4. China’s “No-Shot” Victory
Beijing is the primary beneficiary of this chaos, securing a strategic victory without deploying a single soldier. While Washington spends billions on kinetic interventions, China’s tankers pass freely, and its refineries process the crude. There is a profound, systemic irony in the current escalation. The United States is funding and fighting a war that is inadvertently testing and refining the very payment infrastructure that China is positioned to inherit. The volatility of the conflict is the very engine driving nations toward the yuan-denominated alternative. As the category of nations paying in yuan grows and the category of those waiting outside shrinks, the distance between the two is measured in a currency Washington no longer controls.

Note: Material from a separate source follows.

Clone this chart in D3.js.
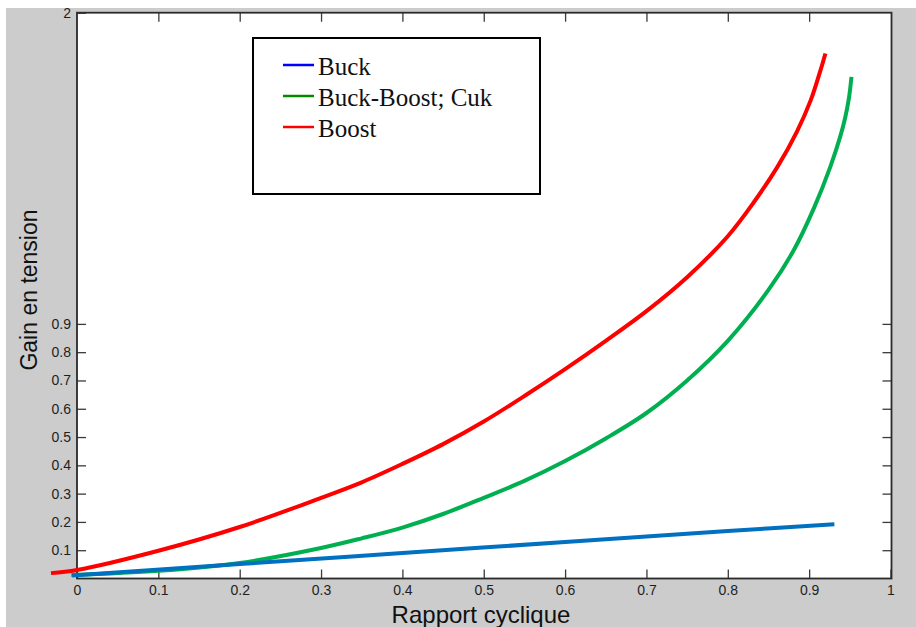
<!DOCTYPE html>
<html>
<head>
<meta charset="utf-8">
<script src="https://cdn.jsdelivr.net/npm/d3@7"></script>
<style>
  html, body { margin: 0; padding: 0; background: #fff; }
  svg { display: block; }
</style>
</head>
<body>
<div id="chart"></div>
<script>
// Values (duty cycle -> voltage gain)
const buckD = [-0.006, 0.2, 0.4, 0.6, 0.8, 0.931];
const buckG = [0.011, 0.051, 0.090, 0.129, 0.168, 0.192];

const buckBoostD = [-0.007, 0.1, 0.2, 0.3, 0.35, 0.4, 0.45, 0.5, 0.55, 0.6, 0.65, 0.7, 0.75, 0.8, 0.85, 0.881, 0.906, 0.926, 0.938, 0.944, 0.949, 0.952];
const buckBoostG = [0.012, 0.027, 0.055, 0.108, 0.142, 0.180, 0.228, 0.285, 0.345, 0.415, 0.495, 0.585, 0.70, 0.84, 1.02, 1.16, 1.31, 1.455, 1.56, 1.625, 1.70, 1.773];

const boostD = [-0.032, 0, 0.1, 0.2, 0.3, 0.35, 0.4, 0.45, 0.5, 0.55, 0.6, 0.65, 0.7, 0.75, 0.8, 0.832, 0.861, 0.885, 0.902, 0.914, 0.92];
const boostG = [0.019, 0.03, 0.098, 0.182, 0.285, 0.34, 0.405, 0.475, 0.555, 0.645, 0.74, 0.84, 0.945, 1.065, 1.21, 1.33, 1.455, 1.58, 1.691, 1.797, 1.856];

const xTicks = [0, 0.1, 0.2, 0.3, 0.4, 0.5, 0.6, 0.7, 0.8, 0.9, 1];
const yTicks = [0.1, 0.2, 0.3, 0.4, 0.5, 0.6, 0.7, 0.8, 0.9, 2];
const yTicksRight = [0.1, 0.2, 0.3, 0.4, 0.5, 0.6, 0.7, 0.8, 0.9];

const legendLabels = ['Buck', 'Buck-Boost; Cuk', 'Boost'];
const legendColors = ['#0000ff', '#008a00', '#ff0000'];

const width = 916;
const height = 627;
const plot = { left: 77, right: 890.5, top: 12.7, bottom: 578.5 };

const xScale = d3.scaleLinear().domain([0, 1]).range([plot.left, plot.right]);
const yScale = d3.scaleLinear().domain([0, 2]).range([plot.bottom, plot.top]);

const svg = d3.select('#chart').append('svg')
  .attr('width', width)
  .attr('height', height);

// grey figure background
svg.append('rect')
  .attr('x', 6).attr('y', 8)
  .attr('width', width - 6).attr('height', height - 8)
  .attr('fill', '#cccccc');

// white axes area
svg.append('rect')
  .attr('x', plot.left).attr('y', plot.top)
  .attr('width', plot.right - plot.left + 1).attr('height', plot.bottom - plot.top)
  .attr('fill', '#fff');

const tickColor = '#3a3a3a';
const labelFont = '"Liberation Sans", Arial, sans-serif';

function styleAxis(g) {
  g.select('.domain').remove();
  g.selectAll('.tick line').attr('stroke', tickColor).attr('stroke-width', 1.3);
  g.selectAll('.tick text')
    .attr('fill', '#1e1e1e')
    .style('font-family', labelFont)
    .style('font-size', '14px');
}

svg.append('g')
  .attr('transform', `translate(0,${plot.bottom})`)
  .call(d3.axisBottom(xScale).tickValues(xTicks).tickFormat(d => d)
    .tickSizeInner(-9).tickSizeOuter(0).tickPadding(7))
  .call(styleAxis);

svg.append('g')
  .attr('transform', `translate(0,${plot.top})`)
  .call(d3.axisTop(xScale).tickValues(xTicks.slice(1, -1)).tickFormat('')
    .tickSizeInner(-9).tickSizeOuter(0))
  .call(styleAxis);

svg.append('g')
  .attr('transform', `translate(${plot.left},0)`)
  .call(d3.axisLeft(yScale).tickValues(yTicks).tickFormat(d => d)
    .tickSizeInner(-9).tickSizeOuter(0).tickPadding(6))
  .call(styleAxis);

svg.append('g')
  .attr('transform', `translate(${plot.right + 1},0)`)
  .call(d3.axisRight(yScale).tickValues(yTicksRight).tickFormat('')
    .tickSizeInner(-9).tickSizeOuter(0))
  .call(styleAxis);

// box around the axes
svg.append('rect')
  .attr('x', plot.left).attr('y', plot.top)
  .attr('width', plot.right - plot.left + 1).attr('height', plot.bottom - plot.top)
  .attr('fill', 'none')
  .attr('stroke', '#2a2a2a')
  .attr('stroke-width', 1.8);

// curves (not clipped, they start a bit left of the axis like the original)
const line = d3.line()
  .x(d => xScale(d[0]))
  .y(d => yScale(d[1]))
  .curve(d3.curveCatmullRom.alpha(0.5));

const series = [
  { d: buckBoostD, g: buckBoostG, color: '#00b050' },
  { d: buckD, g: buckG, color: '#0070c0' },
  { d: boostD, g: boostG, color: '#ff0000' }
];

svg.selectAll('path.curve')
  .data(series)
  .enter().append('path')
  .attr('class', 'curve')
  .attr('d', s => line(d3.zip(s.d, s.g)))
  .attr('fill', 'none')
  .attr('stroke', s => s.color)
  .attr('stroke-width', 4);

// axis titles
svg.append('text')
  .attr('x', 481).attr('y', 623)
  .attr('text-anchor', 'middle')
  .attr('fill', '#111')
  .style('font-family', labelFont)
  .style('font-size', '24px')
  .text('Rapport cyclique');

svg.append('text')
  .attr('transform', 'translate(37,290) rotate(-90)')
  .attr('text-anchor', 'middle')
  .attr('fill', '#111')
  .style('font-family', labelFont)
  .style('font-size', '23px')
  .text('Gain en tension');

// legend
const legend = svg.append('g');
legend.append('rect')
  .attr('x', 253).attr('y', 38)
  .attr('width', 287).attr('height', 156)
  .attr('fill', '#fff')
  .attr('stroke', '#000')
  .attr('stroke-width', 2);

const items = legend.selectAll('g.item')
  .data(legendLabels)
  .enter().append('g')
  .attr('class', 'item')
  .attr('transform', (d, i) => `translate(0,${74.5 + i * 31})`);

items.append('line')
  .attr('x1', 283).attr('x2', 314)
  .attr('y1', -9.5).attr('y2', -9.5)
  .attr('stroke', (d, i) => legendColors[i])
  .attr('stroke-width', 2.5);

items.append('text')
  .attr('x', 318)
  .attr('fill', '#111')
  .style('font-family', '"Liberation Serif", "Times New Roman", serif')
  .style('font-size', '25px')
  .text(d => d);
</script>
</body>
</html>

Conclusion: The Audition for What Comes Next
The Strait of Hormuz has moved beyond its role as a geographical chokepoint. It has become an audition for a new monetary order, sorting the world’s nations into those who can transact in the new system and those who are left in the cold. The “Hormuz Sorting Mechanism” has proven that a viable, hardened alternative to dollar-denominated trade exists and can function under extreme pressure. The transaction records of the Shivalik and the Karachi-bound Aframaxes are more than just logs; they are the blueprints for a post-dollar era. Can the global energy trade ever truly return to a dollar-only system, now that the “Hormuz Sorting Mechanism” has proven to the world’s emerging powers that a functional alternative is already here?